Molecular Beam Surface Scattering Instruments
EMSL researchers have designed and constructed two molecular beam-scattering machines (Instruments I and II) and a low-energy ion beam line. A plan view of these instruments is depicted in Figure 1. These ultrahigh vacuum (UHV) machines have a base pressure below 2 x 10-10 Torr in the scattering chambers. Instruments I and II are both equipped with three coplanar molecular beam lines that intersect at the sample target location within the scattering chamber. The two outer beams are at an angle of ±15 degrees with respect to the central beam. Each beam can be independently controlled and operated as a continuous or pulsed effusive or supersonic beam. The three beams can be synchronously modulated via computer-controlled high-speed electromechanical shutters and rotating chopper wheels. The primary difference between Instruments I and II is the distance the beam sources reside from the scattering target. Instrument I has an increased source-to-target distance (70 cm), which allows direct backscattering geometries to be examined. The source-to-target distance on Instrument II (40 cm) is much shorter, allowing for more intense beams to be generated.
The surface scattering target is mounted on a four-axis manipulator and placed at the intersection point of the three molecular beams. The sample is cooled with a closed-cycle helium refrigerator and can attain a base temperature of 20 K. The sample stage is designed to allow rapid thermal cycling between 25 K and 1200 K. A programmable temperature controller maintains the sample temperature.

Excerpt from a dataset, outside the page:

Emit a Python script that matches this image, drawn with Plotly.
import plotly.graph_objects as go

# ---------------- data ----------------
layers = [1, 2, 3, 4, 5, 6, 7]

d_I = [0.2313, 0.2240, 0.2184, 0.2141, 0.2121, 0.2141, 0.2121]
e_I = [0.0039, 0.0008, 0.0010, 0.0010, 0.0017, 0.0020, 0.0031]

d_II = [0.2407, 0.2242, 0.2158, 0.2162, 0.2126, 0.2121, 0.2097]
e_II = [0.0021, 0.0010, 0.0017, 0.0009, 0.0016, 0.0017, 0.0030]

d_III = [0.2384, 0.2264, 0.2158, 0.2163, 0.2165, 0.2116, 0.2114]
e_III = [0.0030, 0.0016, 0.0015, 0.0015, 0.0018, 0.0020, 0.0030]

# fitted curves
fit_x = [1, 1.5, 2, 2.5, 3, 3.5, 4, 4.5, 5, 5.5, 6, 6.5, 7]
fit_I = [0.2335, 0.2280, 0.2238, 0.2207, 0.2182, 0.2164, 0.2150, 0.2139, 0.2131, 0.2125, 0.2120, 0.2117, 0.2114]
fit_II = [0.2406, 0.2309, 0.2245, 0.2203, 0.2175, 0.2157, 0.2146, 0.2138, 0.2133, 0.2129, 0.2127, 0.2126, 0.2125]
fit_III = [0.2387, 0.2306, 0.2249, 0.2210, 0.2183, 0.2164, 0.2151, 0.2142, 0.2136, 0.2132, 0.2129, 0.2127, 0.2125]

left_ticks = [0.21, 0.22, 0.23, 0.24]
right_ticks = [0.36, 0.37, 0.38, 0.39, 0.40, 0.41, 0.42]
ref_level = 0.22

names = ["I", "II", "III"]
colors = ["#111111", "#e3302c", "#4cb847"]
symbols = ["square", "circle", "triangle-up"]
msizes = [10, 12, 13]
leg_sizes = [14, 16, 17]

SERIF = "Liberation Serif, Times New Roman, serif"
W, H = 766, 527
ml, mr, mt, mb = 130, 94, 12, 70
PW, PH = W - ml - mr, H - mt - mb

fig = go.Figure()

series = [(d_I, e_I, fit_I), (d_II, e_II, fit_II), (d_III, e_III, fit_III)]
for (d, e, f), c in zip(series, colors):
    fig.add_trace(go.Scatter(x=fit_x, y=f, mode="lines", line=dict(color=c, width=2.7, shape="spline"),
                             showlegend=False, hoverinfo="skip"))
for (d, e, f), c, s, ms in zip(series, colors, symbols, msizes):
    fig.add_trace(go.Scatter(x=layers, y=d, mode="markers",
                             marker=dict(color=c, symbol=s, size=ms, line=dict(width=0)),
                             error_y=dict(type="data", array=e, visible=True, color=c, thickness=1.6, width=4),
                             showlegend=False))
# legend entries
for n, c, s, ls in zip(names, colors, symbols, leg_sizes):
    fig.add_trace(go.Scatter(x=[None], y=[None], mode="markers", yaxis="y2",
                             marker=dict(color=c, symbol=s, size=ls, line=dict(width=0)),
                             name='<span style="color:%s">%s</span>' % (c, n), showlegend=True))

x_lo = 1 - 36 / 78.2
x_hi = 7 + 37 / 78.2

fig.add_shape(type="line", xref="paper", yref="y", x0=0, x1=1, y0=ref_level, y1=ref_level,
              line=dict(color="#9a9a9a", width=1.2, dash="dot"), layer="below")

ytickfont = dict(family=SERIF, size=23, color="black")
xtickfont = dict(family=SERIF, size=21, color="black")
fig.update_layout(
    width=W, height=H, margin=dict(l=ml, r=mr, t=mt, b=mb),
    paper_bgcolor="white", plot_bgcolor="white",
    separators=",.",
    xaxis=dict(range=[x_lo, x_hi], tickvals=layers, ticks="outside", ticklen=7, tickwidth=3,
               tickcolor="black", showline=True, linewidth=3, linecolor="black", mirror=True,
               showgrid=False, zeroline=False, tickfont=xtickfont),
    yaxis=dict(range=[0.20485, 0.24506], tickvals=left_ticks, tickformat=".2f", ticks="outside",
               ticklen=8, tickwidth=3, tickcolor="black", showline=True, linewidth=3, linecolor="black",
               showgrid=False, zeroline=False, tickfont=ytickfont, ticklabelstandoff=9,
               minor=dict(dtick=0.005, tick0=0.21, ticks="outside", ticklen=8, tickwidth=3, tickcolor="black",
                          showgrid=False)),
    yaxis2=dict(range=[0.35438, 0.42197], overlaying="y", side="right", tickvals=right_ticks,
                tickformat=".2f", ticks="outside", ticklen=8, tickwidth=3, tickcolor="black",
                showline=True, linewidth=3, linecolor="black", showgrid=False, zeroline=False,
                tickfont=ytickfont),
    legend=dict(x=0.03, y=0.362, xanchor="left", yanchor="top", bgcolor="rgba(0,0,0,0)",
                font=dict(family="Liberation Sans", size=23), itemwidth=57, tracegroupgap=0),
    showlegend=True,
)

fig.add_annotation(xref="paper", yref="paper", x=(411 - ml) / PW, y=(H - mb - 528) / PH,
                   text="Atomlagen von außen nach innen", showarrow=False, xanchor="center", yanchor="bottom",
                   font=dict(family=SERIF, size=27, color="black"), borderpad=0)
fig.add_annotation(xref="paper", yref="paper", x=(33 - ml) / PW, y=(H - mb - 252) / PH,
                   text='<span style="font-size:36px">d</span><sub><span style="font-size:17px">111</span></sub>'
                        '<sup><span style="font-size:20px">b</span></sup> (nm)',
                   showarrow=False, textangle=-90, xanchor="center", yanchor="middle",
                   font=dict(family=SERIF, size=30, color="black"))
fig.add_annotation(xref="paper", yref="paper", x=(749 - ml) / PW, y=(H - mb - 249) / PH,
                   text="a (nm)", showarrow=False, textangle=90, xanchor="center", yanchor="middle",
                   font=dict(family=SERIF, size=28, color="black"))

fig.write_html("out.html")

Both the incident and scattered molecular beams can be detected via a differentially pumped neutral atom/molecule detector. This detector is mounted on a large rotary flange assembly whose axis of rotation is perpendicular to the plane defined by the molecular beams and passes through the intersection point of the beams. The detector consists of an electron impact ionizer, an electrostatic quadrupole bender, and a quadrupole mass spectrometer. The detector is mounted inside a double differentially pumped manifold to significantly increase the signal-to-background ratio for the desorbed/scattered flux of atoms or molecules. This detector can be used to measure velocity and angular distributions of the scattered/desorbed flux. In addition, the detector is designed to allow the incident beam to pass through it so that it can measure the directly backscattered flux in Instrument I.
The target sample manipulator is also mounted on a large rotary flange assembly that allows the sample to be positioned either at the intersection point of the molecular beams or in front of a number of surface preparation and characterization instruments. Both instruments are equipped with a sputter ion gun for sample cleaning, and an Auger electron spectrometer (AES) and a low-energy electron diffraction (LEED) spectrometer for monitoring surface composition and order, respectively. The UHV scattering chamber can also house a number of effusive beam evaporators, which can be used to synthesize compositionally tailored nanoscale oxide and ice surfaces.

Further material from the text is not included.